Según William Robinson, especialista en estos temas, en su artículo Estado Policiaco Global de enero 2018, en la medida que la guerra y la represión estatal se privatizan, los intereses de una amplia gama de grupos capitalistas convergen alrededor de un clima político, social, e ideológico conductivo a la generación y el mantenimiento de los conflictos sociales.
Desde hace algún tiempo ha habido indicios de que el gobierno estaba previendo la posible ocurrencia de problemas y disturbios civiles serios.
Un video intitulado “El futuro urbano y su emergente complejidad”, creado por el Ejército estadounidense para ser utilizado en el entrenamiento de las fuerzas especiales, es revelador de la mentalidad y actitud en las entidades estatales respecto a la ciudadanía y a los llamados “problemas” ante los cuales el gobierno debe estar preparado para enfrentar a través del uso de la ley marcial.
Ya en 2008, un informe del Colegio de Defensa del Ejército expresaba que ante la posibilidad de una ola de violencia civil extendida dentro del país el establishment militar tenía previsto “reorientar sus prioridades en condiciones de exención para defender el orden doméstico y la seguridad de las personas”.

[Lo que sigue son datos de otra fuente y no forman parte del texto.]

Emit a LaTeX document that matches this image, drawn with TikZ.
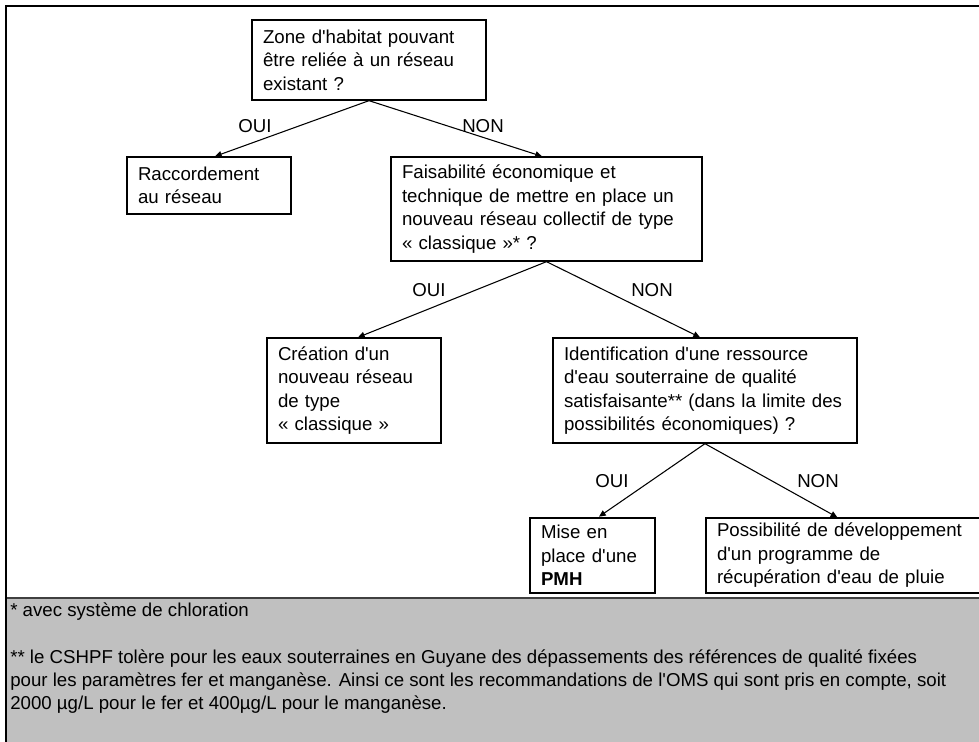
\documentclass[tikz,border=0pt]{standalone}
\usepackage{fontspec}
\setmainfont{Liberation Sans}[Ligatures=TeXOff]
\usetikzlibrary{arrows.meta}
\definecolor{piedgris}{RGB}{192,192,192}
\definecolor{traitgris}{RGB}{64,64,64}
\tikzset{
	boite/.style={draw, line width=1pt, align=left, inner xsep=8.25pt, inner ysep=2pt, font=\fontsize{14}{17.6}\selectfont},
	fleche/.style={-{Triangle[length=5pt,width=4.5pt]}, line width=.8pt},
	choix/.style={font=\fontsize{14}{17.6}\selectfont},
	note/.style={anchor=west, inner sep=0pt, font=\fontsize{14}{17.6}\selectfont}
}
\begin{document}
\begin{tikzpicture}[x=.75pt, y=-.75pt]
	\useasboundingbox (0,0) rectangle (979,742);
	\clip (0,0) rectangle (979,742);
	% pied de page
	\fill[piedgris] (6,598) rectangle (990,750);
	\draw[traitgris, line width=1.6pt] (6,598) -- (990,598);
	\draw[line width=2.2pt] (990,6) -- (6,6) -- (6,750);
	% boites
	\node[boite, text width=159pt, minimum height=60pt] (zone) at (369,60) {Zone d'habitat pouvant\\être reliée à un réseau\\existant ?};
	\node[boite, text width=106.5pt, minimum height=42.75pt] (raccord) at (209,185.5) {Raccordement\\au réseau};
	\node[boite, text width=216.75pt, minimum height=78pt] (faisab) at (546.5,209) {Faisabilité économique et\\technique de mettre en place un\\nouveau réseau collectif de type\\« classique »* ?};
	\node[boite, text width=114pt, minimum height=78.75pt] (creation) at (354,390.5) {Création d'un\\nouveau réseau\\de type\\« classique »};
	\node[boite, text width=211.5pt, minimum height=78.75pt] (ident) at (705,390.5) {Identification d'une ressource\\d'eau souterraine de qualité\\satisfaisante** (dans la limite des\\possibilités économiques) ?};
	\node[boite, line width=2pt, text width=77.25pt, minimum height=56.25pt] (mise) at (592.5,555.5) {Mise en\\place d'une\\\textbf{PMH}};
	\node[boite, text width=204pt, minimum height=56.25pt] (possib) at (853,555.5) {Possibilité de développement\\d'un programme de\\récupération d'eau de pluie};
	% fleches
	\draw[fleche] (zone.south) -- ([xshift=4.5pt]raccord.north);
	\draw[fleche] (zone.south) -- ([xshift=-3.4pt]faisab.north);
	\draw[fleche] (faisab.south) -- ([xshift=3pt]creation.north);
	\draw[fleche] (faisab.south) -- ([xshift=-3.75pt]ident.north);
	\draw[fleche] (ident.south) -- ([xshift=4.9pt]mise.north);
	\draw[fleche] (ident.south) -- ([xshift=99pt]possib.north west);
	% etiquettes
	\node[choix] (oui1) at (255,126) {OUI};
	\node[choix] (non1) at (483,126) {NON};
	\node[choix] (oui2) at (429,290) {OUI};
	\node[choix] (non2) at (652,290) {NON};
	\node[choix] (oui3) at (612,481) {OUI};
	\node[choix] (non3) at (818,481) {NON};
	% notes
	\node[note] (note1) at (10,612) {* avec système de chloration};
	\node[note] (note2) at (10,659) {** le CSHPF tolère pour les eaux souterraines en Guyane des dépassements des références de qualité fixées};
	\node[note] (note3) at (10,682) {pour les paramètres fer et manganèse. Ainsi ce sont les recommandations de l'OMS qui sont pris en compte, soit};
	\node[note] (note4) at (10,705) {2000 µg/L pour le fer et 400µg/L pour le manganèse.};
\end{tikzpicture}
\end{document}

En sus 44 páginas el informe alertaba acerca de las causas potenciales de tales problemas que podrían incluir ataques terroristas, un colapso económico imprevisto, la pérdida del funcionamiento del orden legal y político, acciones de insurgencia doméstica intencionadas, emergencias de salud y otras. También se menciona la eventualidad de una situación de clamor generalizado de la ciudadanía que desate situaciones de peligro y que harían necesarios poderes adicionales para restablecer el orden.
En los últimos lustros el Estado estadounidense ha expandido radicalmente sus capacidades punitivas y de vigilancia. Para limitar las protestas, controlar la disidencia y la oposición popular, como parte del conocido accionar del FBI y los cuerpos locales de policía en anteriores decenios, el sistema utilizó métodos administrativos y legislativos, el espionaje y la infiltración encubierta, acciones de descrédito, arrestos “preventivos” masivos, ataques policiales incluso contra protestas pacíficas autorizadas, etcétera.
El presupuesto del FBI para financiar agentes encubiertos, buena parte de ellos dentro de organizaciones progresistas, subió de un millón de dólares en 1977 a varias decenas de millones hoy día.